Ele me explicou tudo! Primeiro, fomos até a oficina do meu pai (um quartinho cheio de equipamentos) e pregamos algumas ripas de madeira para formarmos duas espadas – uma para cada um. Nossos cavalos seriam nossas bicicletas e o terreno da chácara seria o espaço da narrativa que íamos começar a construir.
Com uma das mãos, a espada, com a outra, o guidão da bicicleta – absolutamente impossível para a minha quase inexistente habilidade. Eu dava tudo de mim e suava frio, enquanto o infeliz do meu irmão (que sempre foi bom em todas essas coisas), desfilava, pedalando por todo lado. Na nossa história, ele, provavelmente, era o Aragorn, e eu, com certeza o Legolas (meu preferido), e estávamos indo muito bem na nossa jornada. Ok, ele bem melhor do que eu, mas não era uma competição, ou era?
Desbravamos terras, matamos muitos orcs e ajudamos o Frodo na saga da destruição do anel. Nossa missão estava cumprida!
O que eu não esperava, era carregar essa memória até hoje (22 anos depois) – e, provavelmente, por toda minha vida. Eu não esperava que uma brincadeira tão boba fosse capaz de moldar tantas coisas dentro de mim e fazer eu resgatar quem eu sou, mesmo quando tudo parece tão distante e tão diferente.
Foi em uma das minhas meditações, tentando me reconectar comigo mesma e buscando respostas que conseguissem me guiar, que eu cheguei a essa memória, guardada lá no fundo. Ela me trouxe uma alegria gigante, resgatando traços profundos da minha personalidade, que me ajudou a lembrar quem eu sou. E eu precisava lembrar.
Tenho 30 (quase 31) anos, tenho uma carreira, uma casa, planos e sonhos. Mas eu também sou a Aline que brincava em dias de Sol e que ainda pode se permitir a rir e se divertir com o bobo, com as coisas mais simples que a vida dá. E quando eu penso na chácara e em todos os orcs que combatemos, eu fico feliz. Feliz como uma criança que tem estrelas que brilham no teto.
E que mal tem ser feliz como uma criança? Que mal tem a gente gostar de criar, imaginar, brincar, se divertir e acreditar? Quem sabe até não foi isso que me fez sonhar em ser escritora? Quem sabe o quanto cada pequeno acontecimento da nossa vida determina em nossas escolhas futuras? Quem sabe?

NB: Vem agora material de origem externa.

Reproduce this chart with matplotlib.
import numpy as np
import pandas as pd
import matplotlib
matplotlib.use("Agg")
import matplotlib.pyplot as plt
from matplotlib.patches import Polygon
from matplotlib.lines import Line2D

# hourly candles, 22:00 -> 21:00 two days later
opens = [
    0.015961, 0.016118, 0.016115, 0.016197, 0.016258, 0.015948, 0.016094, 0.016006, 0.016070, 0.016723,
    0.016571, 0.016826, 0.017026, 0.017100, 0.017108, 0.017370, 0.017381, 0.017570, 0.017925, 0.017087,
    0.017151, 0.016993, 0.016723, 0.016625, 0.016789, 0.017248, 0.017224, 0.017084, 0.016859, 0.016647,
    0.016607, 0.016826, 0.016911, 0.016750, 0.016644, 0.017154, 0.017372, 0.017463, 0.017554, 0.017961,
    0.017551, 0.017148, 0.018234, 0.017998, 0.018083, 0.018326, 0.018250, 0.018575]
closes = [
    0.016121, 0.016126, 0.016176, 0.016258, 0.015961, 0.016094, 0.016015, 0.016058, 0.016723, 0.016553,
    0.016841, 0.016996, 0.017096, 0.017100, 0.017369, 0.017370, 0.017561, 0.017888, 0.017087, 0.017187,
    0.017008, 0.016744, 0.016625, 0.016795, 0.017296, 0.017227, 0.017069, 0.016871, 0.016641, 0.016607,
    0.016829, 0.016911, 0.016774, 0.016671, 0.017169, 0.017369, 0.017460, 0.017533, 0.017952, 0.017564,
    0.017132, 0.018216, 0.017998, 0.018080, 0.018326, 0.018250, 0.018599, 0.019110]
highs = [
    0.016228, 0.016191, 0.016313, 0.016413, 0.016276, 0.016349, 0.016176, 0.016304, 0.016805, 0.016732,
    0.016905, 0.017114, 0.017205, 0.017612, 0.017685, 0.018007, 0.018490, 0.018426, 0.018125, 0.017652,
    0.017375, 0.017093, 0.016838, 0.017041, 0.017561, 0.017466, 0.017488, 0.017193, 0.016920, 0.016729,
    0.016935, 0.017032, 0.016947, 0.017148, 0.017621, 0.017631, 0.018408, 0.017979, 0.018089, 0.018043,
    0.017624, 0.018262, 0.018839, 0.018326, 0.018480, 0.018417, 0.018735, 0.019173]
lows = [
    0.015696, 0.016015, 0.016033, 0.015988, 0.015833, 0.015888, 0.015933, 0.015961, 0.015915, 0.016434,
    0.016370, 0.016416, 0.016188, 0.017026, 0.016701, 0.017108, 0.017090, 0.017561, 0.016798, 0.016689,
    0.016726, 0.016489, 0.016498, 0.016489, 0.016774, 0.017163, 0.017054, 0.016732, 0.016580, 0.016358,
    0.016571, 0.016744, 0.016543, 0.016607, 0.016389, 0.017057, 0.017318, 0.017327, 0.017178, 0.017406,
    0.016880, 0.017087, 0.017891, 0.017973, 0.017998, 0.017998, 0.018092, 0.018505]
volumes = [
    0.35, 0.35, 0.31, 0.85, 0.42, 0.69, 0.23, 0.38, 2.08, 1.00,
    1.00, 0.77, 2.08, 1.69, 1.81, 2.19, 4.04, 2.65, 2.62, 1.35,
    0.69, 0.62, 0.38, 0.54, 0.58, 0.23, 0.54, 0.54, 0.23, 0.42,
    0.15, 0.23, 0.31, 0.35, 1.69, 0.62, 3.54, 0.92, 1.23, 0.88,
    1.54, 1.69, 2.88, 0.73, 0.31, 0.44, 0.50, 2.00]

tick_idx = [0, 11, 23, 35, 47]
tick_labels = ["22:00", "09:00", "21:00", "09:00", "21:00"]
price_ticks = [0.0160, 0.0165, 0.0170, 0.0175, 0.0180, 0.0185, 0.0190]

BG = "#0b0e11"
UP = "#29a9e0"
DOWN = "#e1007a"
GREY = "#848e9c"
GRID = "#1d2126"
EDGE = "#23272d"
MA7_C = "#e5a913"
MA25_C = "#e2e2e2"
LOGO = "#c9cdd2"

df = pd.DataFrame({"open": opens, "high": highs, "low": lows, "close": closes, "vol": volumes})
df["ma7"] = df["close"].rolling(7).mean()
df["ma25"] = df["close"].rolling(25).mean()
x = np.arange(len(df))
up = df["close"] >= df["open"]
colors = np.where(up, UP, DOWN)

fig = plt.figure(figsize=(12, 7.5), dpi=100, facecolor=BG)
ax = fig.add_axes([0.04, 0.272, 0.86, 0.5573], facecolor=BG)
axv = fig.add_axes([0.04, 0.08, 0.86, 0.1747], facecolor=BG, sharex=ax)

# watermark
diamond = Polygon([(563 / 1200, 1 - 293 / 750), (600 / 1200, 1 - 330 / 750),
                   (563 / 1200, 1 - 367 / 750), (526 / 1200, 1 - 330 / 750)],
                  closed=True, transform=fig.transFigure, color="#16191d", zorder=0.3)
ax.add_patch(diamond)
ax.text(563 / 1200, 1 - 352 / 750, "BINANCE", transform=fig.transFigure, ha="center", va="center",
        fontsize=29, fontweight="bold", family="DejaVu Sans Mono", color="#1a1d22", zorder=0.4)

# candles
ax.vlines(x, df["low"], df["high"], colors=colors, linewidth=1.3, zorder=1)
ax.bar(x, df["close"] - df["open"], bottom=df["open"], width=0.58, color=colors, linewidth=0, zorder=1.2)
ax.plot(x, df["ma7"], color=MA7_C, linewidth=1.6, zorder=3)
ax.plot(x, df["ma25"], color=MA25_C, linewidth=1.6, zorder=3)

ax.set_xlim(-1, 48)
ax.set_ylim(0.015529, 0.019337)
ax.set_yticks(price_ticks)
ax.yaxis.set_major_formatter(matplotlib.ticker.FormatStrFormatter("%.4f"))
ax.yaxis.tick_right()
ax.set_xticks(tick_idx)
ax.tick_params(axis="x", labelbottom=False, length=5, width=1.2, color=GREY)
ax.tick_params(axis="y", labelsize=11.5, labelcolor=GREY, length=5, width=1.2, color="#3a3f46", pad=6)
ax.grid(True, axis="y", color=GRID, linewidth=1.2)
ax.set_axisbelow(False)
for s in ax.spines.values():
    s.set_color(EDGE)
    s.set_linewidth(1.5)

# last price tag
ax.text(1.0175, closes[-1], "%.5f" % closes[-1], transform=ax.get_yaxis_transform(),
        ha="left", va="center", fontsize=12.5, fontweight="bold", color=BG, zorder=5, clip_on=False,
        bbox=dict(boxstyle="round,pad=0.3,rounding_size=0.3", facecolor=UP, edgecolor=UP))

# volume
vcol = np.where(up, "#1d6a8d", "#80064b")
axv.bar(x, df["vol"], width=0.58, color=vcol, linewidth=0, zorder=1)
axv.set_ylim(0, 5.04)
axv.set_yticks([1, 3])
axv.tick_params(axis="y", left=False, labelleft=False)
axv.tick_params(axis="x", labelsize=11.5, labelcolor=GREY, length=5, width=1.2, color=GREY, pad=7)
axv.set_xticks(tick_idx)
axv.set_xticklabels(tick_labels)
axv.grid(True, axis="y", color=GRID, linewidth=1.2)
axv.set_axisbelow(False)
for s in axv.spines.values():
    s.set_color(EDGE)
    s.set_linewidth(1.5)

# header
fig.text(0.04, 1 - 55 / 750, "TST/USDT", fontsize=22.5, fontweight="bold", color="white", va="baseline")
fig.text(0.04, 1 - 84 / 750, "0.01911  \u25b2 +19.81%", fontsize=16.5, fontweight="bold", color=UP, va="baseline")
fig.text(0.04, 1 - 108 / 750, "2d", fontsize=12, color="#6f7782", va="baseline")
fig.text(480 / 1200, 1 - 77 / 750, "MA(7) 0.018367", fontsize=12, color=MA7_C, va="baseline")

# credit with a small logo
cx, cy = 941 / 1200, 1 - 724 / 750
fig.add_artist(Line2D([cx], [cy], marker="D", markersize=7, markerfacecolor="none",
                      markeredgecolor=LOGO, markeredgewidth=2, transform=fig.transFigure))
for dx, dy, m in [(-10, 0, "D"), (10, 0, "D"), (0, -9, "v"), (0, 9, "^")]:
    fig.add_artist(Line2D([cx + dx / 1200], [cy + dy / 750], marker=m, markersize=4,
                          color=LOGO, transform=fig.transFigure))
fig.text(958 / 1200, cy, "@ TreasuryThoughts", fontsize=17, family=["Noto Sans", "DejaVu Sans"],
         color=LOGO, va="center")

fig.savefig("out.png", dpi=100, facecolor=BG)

Que mal tem a gente, às vezes, querer rir do bobo, do ingênuo e do inofensivo? Nem sempre precisamos ser inteligentes, nem sempre precisamos ter todas as respostas. Às vezes, só precisamos nos divertir para nos reconectarmos com a nossa essência e nos lembrarmos quem somos.
Divertir, imaginar, brincar, rir. Isso tudo também é coisa de adulto – mas faça, como uma criança faria.
Precisamos, às vezes, nos divertir como uma criança.
E toda vez que a vida estiver séria e difícil demais, eu vou pegar a minha espada e vou me preparar para combater alguns orcs por aí.
Você vem comigo, precioso? Opa, curioso?
Texto lindo, retrata tudo com detalhes, parabéns.
Que lindo esse texto! Ele me fez voltar no tempo, que saudades...
Fico muito feliz em saber que você tem boas recordações da sua infância, isso para uma mãe é muito gratificante.
Hoje em dia algumas pessoas acreditam que para seus filhos serem felizes é preciso enchê-los de presentes caros, quando muitas vezes a felicidade está nas pequenas coisas e na simplicidade.